The lines to extract run from the first line of the material below to the line containing "import plotly.graph_objects as go", both included; leave the pictures behind.

### GIVEN INFORMATION
-- Begin --

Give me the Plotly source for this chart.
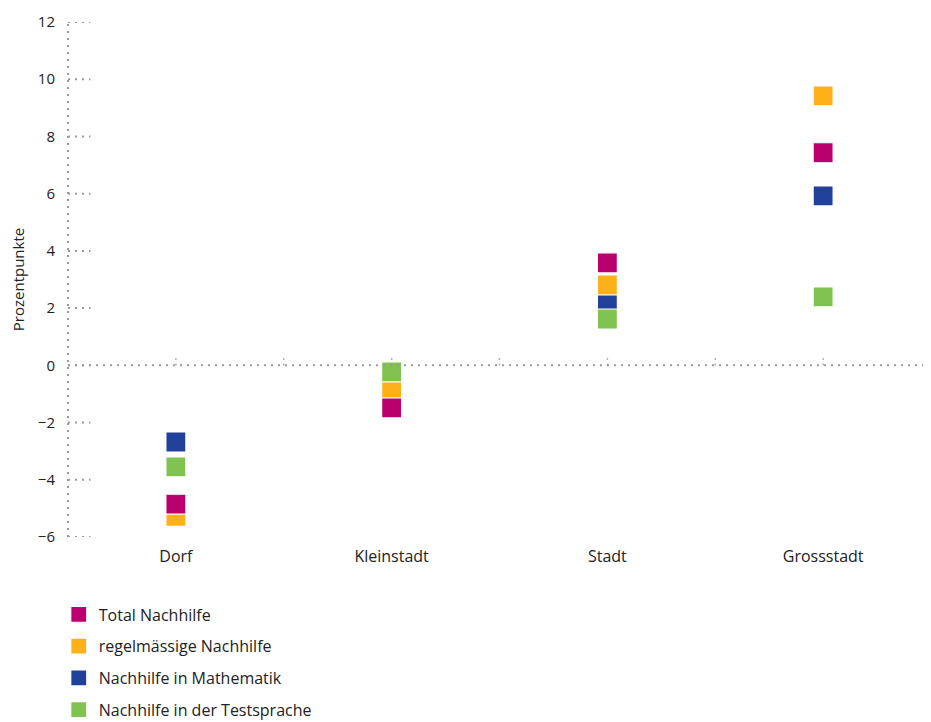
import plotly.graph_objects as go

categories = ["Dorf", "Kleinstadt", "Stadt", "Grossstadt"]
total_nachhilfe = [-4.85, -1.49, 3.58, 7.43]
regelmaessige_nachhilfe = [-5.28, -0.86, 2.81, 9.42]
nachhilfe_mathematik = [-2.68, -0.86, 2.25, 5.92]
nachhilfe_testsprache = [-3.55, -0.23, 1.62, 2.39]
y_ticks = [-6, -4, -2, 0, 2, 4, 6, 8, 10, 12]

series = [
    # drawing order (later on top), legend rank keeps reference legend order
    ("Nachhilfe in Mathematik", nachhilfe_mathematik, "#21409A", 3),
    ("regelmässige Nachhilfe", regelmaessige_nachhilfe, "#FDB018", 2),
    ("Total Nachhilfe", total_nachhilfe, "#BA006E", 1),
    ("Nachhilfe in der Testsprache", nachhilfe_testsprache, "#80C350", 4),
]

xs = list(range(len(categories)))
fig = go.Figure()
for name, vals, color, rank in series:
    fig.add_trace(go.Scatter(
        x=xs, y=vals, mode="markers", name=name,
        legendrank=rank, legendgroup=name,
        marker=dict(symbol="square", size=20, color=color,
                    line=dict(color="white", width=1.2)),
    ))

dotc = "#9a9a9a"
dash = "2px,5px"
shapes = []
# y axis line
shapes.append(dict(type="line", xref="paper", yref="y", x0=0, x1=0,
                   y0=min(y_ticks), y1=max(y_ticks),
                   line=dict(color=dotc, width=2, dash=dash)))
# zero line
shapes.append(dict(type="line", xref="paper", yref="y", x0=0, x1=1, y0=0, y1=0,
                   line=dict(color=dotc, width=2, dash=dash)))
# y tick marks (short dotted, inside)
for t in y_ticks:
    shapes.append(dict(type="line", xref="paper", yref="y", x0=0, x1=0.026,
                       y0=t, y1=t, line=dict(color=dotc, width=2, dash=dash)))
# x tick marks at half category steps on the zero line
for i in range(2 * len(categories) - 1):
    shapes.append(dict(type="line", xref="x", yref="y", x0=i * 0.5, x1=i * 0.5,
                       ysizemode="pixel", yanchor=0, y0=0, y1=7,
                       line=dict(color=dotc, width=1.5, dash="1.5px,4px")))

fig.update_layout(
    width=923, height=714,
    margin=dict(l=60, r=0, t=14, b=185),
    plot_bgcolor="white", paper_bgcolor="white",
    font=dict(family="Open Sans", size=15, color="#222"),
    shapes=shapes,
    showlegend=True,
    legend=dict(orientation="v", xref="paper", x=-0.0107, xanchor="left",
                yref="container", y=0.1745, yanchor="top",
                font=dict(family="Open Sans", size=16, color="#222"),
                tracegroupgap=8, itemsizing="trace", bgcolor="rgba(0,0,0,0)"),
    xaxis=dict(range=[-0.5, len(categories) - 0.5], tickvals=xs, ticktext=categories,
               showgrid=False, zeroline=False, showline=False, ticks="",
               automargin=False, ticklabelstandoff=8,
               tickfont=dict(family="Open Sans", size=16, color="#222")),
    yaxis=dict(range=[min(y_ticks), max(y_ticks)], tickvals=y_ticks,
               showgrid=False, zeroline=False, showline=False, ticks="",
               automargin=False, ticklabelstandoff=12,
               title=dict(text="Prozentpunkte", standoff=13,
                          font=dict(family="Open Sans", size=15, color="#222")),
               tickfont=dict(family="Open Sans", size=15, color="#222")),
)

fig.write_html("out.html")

-- End --

### OUTPUT OF THE EXERCISE
Give me the Plotly source for this chart.
import plotly.graph_objects as go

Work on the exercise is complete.